The lone exception is Aidan, a gentle schoolteacher and one of the few men who doesn’t feel like a walking red flag. It’s hard not to wish the novel had more to say about this performative masculinity, or the ways in which male entitlement is maintained not only by men like Lachy, but also by the women who shield them.
The issue of class lurks beneath the surface, too. Liss’s group of friends spans a broad socio-economic range. Liss, apparently, doesn’t care about money “at all”. In fact, she abhors it, as well as men — like her father — who make chasing it part of their identity. For Liss, “after the time she’d spent in India, everything back home seemed wasteful, frivolous, gross”. But at the same time, she seems blind to the extent of her many privileges — the six-bed mansion in Sydney’s east, the barely used beach house, the night nurses and designer baby clothes, the inheritance that means she would never have to work again if she didn’t want to.
Liss’s supposed disdain for money is never held against the opulence and privilege of her life, and her barefoot, bohemian ideals sit uneasily alongside the trappings of wealth. While Green River holds immense personal meaning for Liss, it’s clear that most of her friends would prefer a stay in one of her luxurious beachside mansions instead.
Liss is often likeable, but she is also under-explored. The big questions — why Liss married a man so much like the father she disdains, why she refuses to see the danger in Lachy, why she continually prioritises harmony over safety — are never fully unpacked.
Liss is out of touch, not just with the world, but with herself. She is described by her husband as “a woman who likes to pretend she’s wild,” while zipping between her campsite and luxury beach house in a Land Rover. That contradiction might be compelling if it were more critically explored.
While some readers may wish the novel confronted its darker themes more directly, others will find its strength in Wainwright’s accessible writing and emotional realism.
“I wish for a year here where things don’t get messy,” says one of Liss’s friends. But of course, things do get messy.

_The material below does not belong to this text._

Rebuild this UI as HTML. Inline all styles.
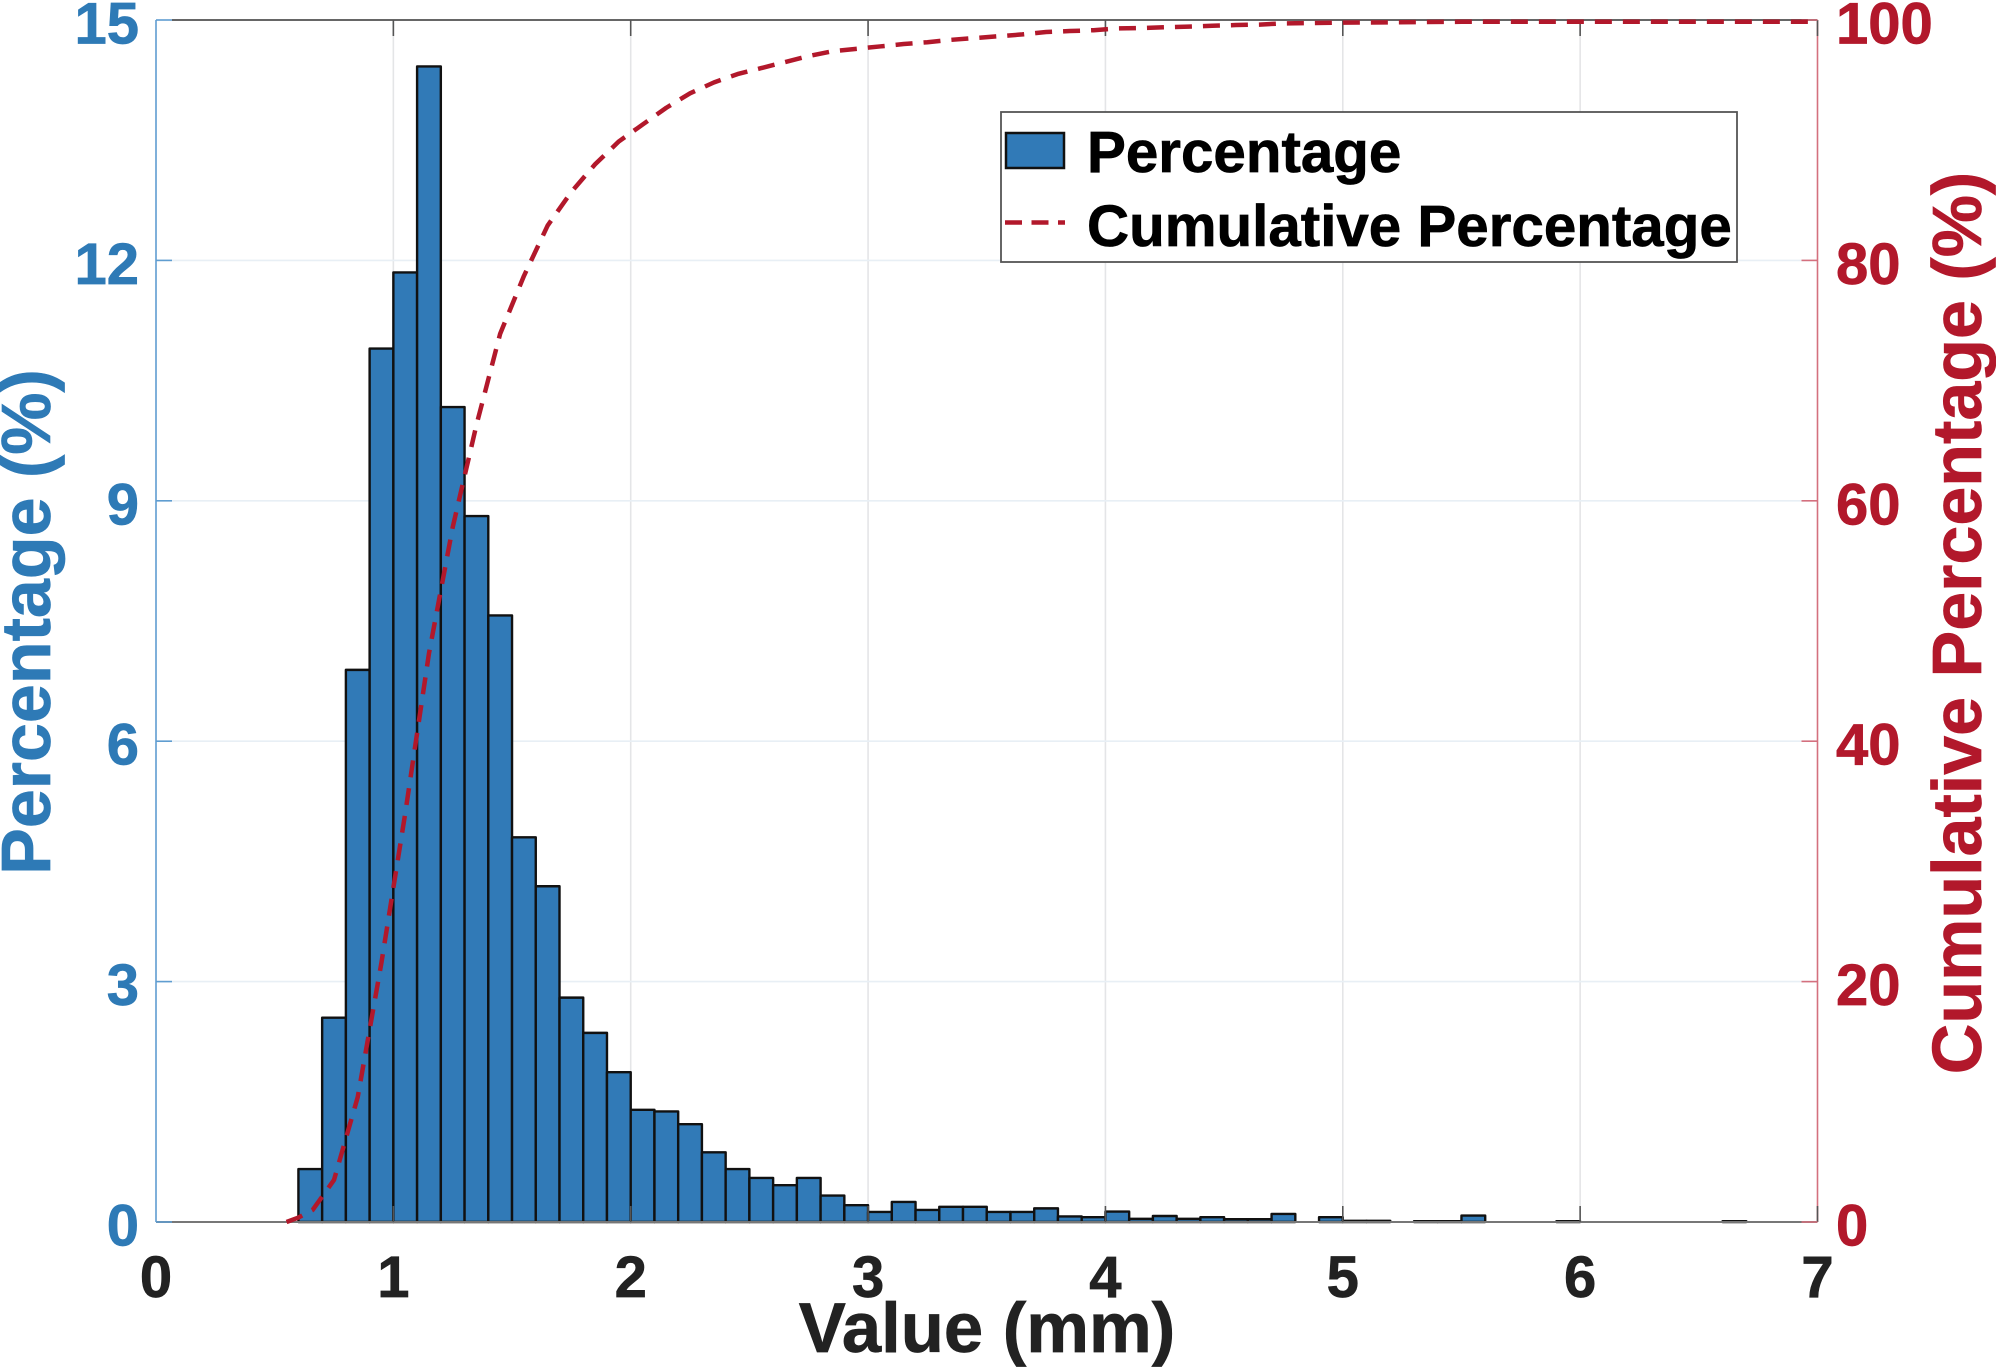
<!DOCTYPE html>
<html lang="en">
<head>
<meta charset="utf-8">
<title>Percentage and cumulative percentage histogram</title>
<style>
html,body{margin:0;padding:0;background:#fff;}
body{width:1996px;height:1369px;overflow:hidden;}
svg{display:block;}
text{font-family:"Liberation Sans",Arial,sans-serif;font-weight:700;stroke-width:0.7px;paint-order:stroke;}
</style>
</head>
<body>
<svg id="chart" width="1996" height="1369" viewBox="0 0 1996 1369" xmlns="http://www.w3.org/2000/svg">
  <rect x="0" y="0" width="1996" height="1369" fill="#fff"/>
  <g id="grid"></g>
  <g id="bars"></g>
  <g id="axes"></g>
  <g id="line"></g>
  <text x="987" y="1352" font-size="70.6" text-anchor="middle" fill="#222" stroke="#222">Value (mm)</text>
  <text transform="translate(50,622) rotate(-90)" font-size="70" text-anchor="middle" fill="#2e7ab6" stroke="#2e7ab6">Percentage (%)</text>
  <text transform="translate(1981,623) rotate(-90)" font-size="70" text-anchor="middle" fill="#b2182b" stroke="#b2182b">Cumulative Percentage (%)</text>
  <g>
    <rect x="1001" y="112" width="736" height="150" fill="#fff" stroke="#555" stroke-width="1.8"/>
    <rect x="1006" y="133" width="58" height="35" fill="#317ab7" stroke="#111" stroke-width="2.5"/>
    <line x1="1005" y1="222.5" x2="1065" y2="222.5" stroke="#b2182b" stroke-width="4.5" stroke-dasharray="17 9.5"/>
    <text x="1087" y="172" font-size="58.3" fill="#000" stroke="#000">Percentage</text>
    <text x="1087" y="246" font-size="58.3" fill="#000" stroke="#000">Cumulative Percentage</text>
  </g>
</svg>
<script>
const binStarts = [0.6,0.7,0.8,0.9,1.0,1.1,1.2,1.3,1.4,1.5,1.6,1.7,1.8,1.9,2.0,2.1,2.2,2.3,2.4,2.5,2.6,2.7,2.8,2.9,3.0,3.1,3.2,3.3,3.4,3.5,3.6,3.7,3.8,3.9,4.0,4.1,4.2,4.3,4.4,4.5,4.6,4.7,4.8,4.9,5.0,5.1,5.2,5.3,5.4,5.5,5.6,5.7,5.8,5.9,6.0,6.1,6.2,6.3,6.4,6.5,6.6];
const percentages = [0.66,2.55,6.89,10.9,11.85,14.42,10.17,8.81,7.57,4.8,4.19,2.8,2.36,1.87,1.4,1.38,1.22,0.87,0.66,0.55,0.46,0.55,0.33,0.21,0.125,0.25,0.15,0.19,0.19,0.125,0.125,0.17,0.07,0.06,0.13,0.04,0.075,0.04,0.06,0.035,0.035,0.1,0,0.06,0.015,0.015,0,0.01,0.01,0.08,0,0,0,0.01,0,0,0,0,0,0,0.01];
const cumulativeX = [0.55,0.6,0.66,0.75,0.85,0.95,1.05,1.15,1.25,1.35,1.45,1.55,1.65,1.75,1.85,1.95,2.05,2.15,2.25,2.35,2.45,2.55,2.65,2.75,2.85,2.95,3.05,3.15,3.25,3.35,3.45,3.55,3.65,3.75,3.85,3.95,4.05,4.15,4.25,4.35,4.45,4.55,4.65,4.75,4.85,5.0,5.5,6,7];
const cumulativeY = [0,0.37,1,3.5,10.4,21.6,34,47.3,57.8,66.3,73.9,78.7,82.9,85.7,88,89.9,91.3,92.7,93.9,94.8,95.5,96,96.5,97,97.4,97.6,97.8,98,98.15,98.35,98.5,98.65,98.8,99,99.08,99.15,99.3,99.33,99.4,99.45,99.52,99.58,99.62,99.72,99.74,99.78,99.85,99.85,99.85];
const xTicks = [0,1,2,3,4,5,6,7];
const leftTicks = [0,3,6,9,12,15];
const rightTicks = [0,20,40,60,80,100];

const NS = 'http://www.w3.org/2000/svg';
const plot = {left:156, right:1817.5, top:20, bottom:1222};
const binWidth = 0.1;
function xScale(v){ return plot.left + (v/7)*(plot.right-plot.left); }
function yLeft(v){ return plot.bottom - (v/15)*(plot.bottom-plot.top); }
function yRight(v){ return plot.bottom - (v/100)*(plot.bottom-plot.top); }
function make(tag, attrs, parent){
  const el = document.createElementNS(NS, tag);
  for (const k in attrs) el.setAttribute(k, attrs[k]);
  parent.appendChild(el);
  return el;
}
const gridG = document.getElementById('grid');
const barsG = document.getElementById('bars');
const axesG = document.getElementById('axes');
const lineG = document.getElementById('line');

xTicks.forEach(function(t){
  if (t > 0 && t < 7) {
    const g = make('line', {x1:xScale(t), x2:xScale(t), y1:plot.top, y2:plot.bottom, stroke:'#e4e5e7', 'stroke-width':1.6}, gridG);
    
    
  }
});
leftTicks.forEach(function(t){
  if (t > 0 && t < 15) {
    const g = make('line', {x1:plot.left, x2:plot.right, y1:yLeft(t), y2:yLeft(t), stroke:'#e8eff5', 'stroke-width':1.6}, gridG);
    
    
  }
});

binStarts.forEach(function(start, i){
  const v = percentages[i];
  if (!v) return;
  const x0 = xScale(start), x1 = xScale(start + binWidth), y = yLeft(v);
  const r = make('rect', {x:x0, y:y, width:x1-x0, height:plot.bottom-y, fill:'#317ab7', stroke:'#111', 'stroke-width':2.4, 'stroke-linejoin':'round'}, barsG);
  
  
});

const topAxis = make('line', {x1:plot.left+16, x2:plot.right, y1:plot.top, y2:plot.top, stroke:'#666', 'stroke-width':2}, axesG);


const bottomAxis = make('line', {x1:plot.left, x2:plot.right, y1:plot.bottom, y2:plot.bottom, stroke:'#777', 'stroke-width':2}, axesG);


const leftAxis = make('line', {x1:plot.left, x2:plot.left, y1:plot.top, y2:plot.bottom, stroke:'#5f9dd0', 'stroke-width':1.6}, axesG);


const rightAxis = make('line', {x1:plot.right, x2:plot.right, y1:plot.top, y2:plot.bottom, stroke:'#d4707e', 'stroke-width':1.6}, axesG);



xTicks.forEach(function(t){
  const x = xScale(t);
  if (t > 0) {
    const a = make('line', {x1:x, x2:x, y1:plot.top, y2:plot.top+16, stroke:'#555', 'stroke-width':1.6}, axesG);
    
    
    const b = make('line', {x1:x, x2:x, y1:plot.bottom, y2:plot.bottom-16, stroke:'#555', 'stroke-width':1.6}, axesG);
    
    
  }
  const l = make('text', {x:x, y:1297, 'font-size':58, 'text-anchor':'middle', fill:'#222', stroke:'#222'}, axesG);
  l.textContent = t;
  
  
});
leftTicks.forEach(function(t){
  const y = yLeft(t);
  const a = make('line', {x1:plot.left, x2:plot.left+16, y1:y, y2:y, stroke:'#5f9dd0', 'stroke-width':1.6}, axesG);
  
  
  const l = make('text', {x:139, y:y+23.5, 'font-size':58, 'text-anchor':'end', fill:'#2e7ab6', stroke:'#2e7ab6'}, axesG);
  l.textContent = t;
  
  
});
rightTicks.forEach(function(t){
  const y = yRight(t);
  const a = make('line', {x1:plot.right, x2:plot.right-16, y1:y, y2:y, stroke:'#d4707e', 'stroke-width':1.6}, axesG);
  
  
  const l = make('text', {x:1836, y:y+23.5, 'font-size':58, 'text-anchor':'start', fill:'#b2182b', stroke:'#b2182b'}, axesG);
  l.textContent = t;
  
  
});

const pts = cumulativeX.map(function(x, i){ return xScale(x).toFixed(2) + ',' + yRight(cumulativeY[i]).toFixed(2); }).join(' ');
const cum = make('polyline', {points:pts, fill:'none', stroke:'#b2182b', 'stroke-width':4.5, 'stroke-dasharray':'17 11', 'stroke-linejoin':'round'}, lineG);


</script>
</body>
</html>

Seren Heyman-Griffiths is a writer and researcher currently based at the University of Sydney.
ABOUT THE AUTHOR
Holly Wainwright is a writer, editor and podcaster who lives on the south coast of NSW with her family. She is co-host of the nation’s No.1 podcast, Mamamia Out Loud, and she is one of the stars of the live shows around the nation. Her previous novel, The Couple Upstairs, made Better Reading’s list of the Top 100 Books of 2023.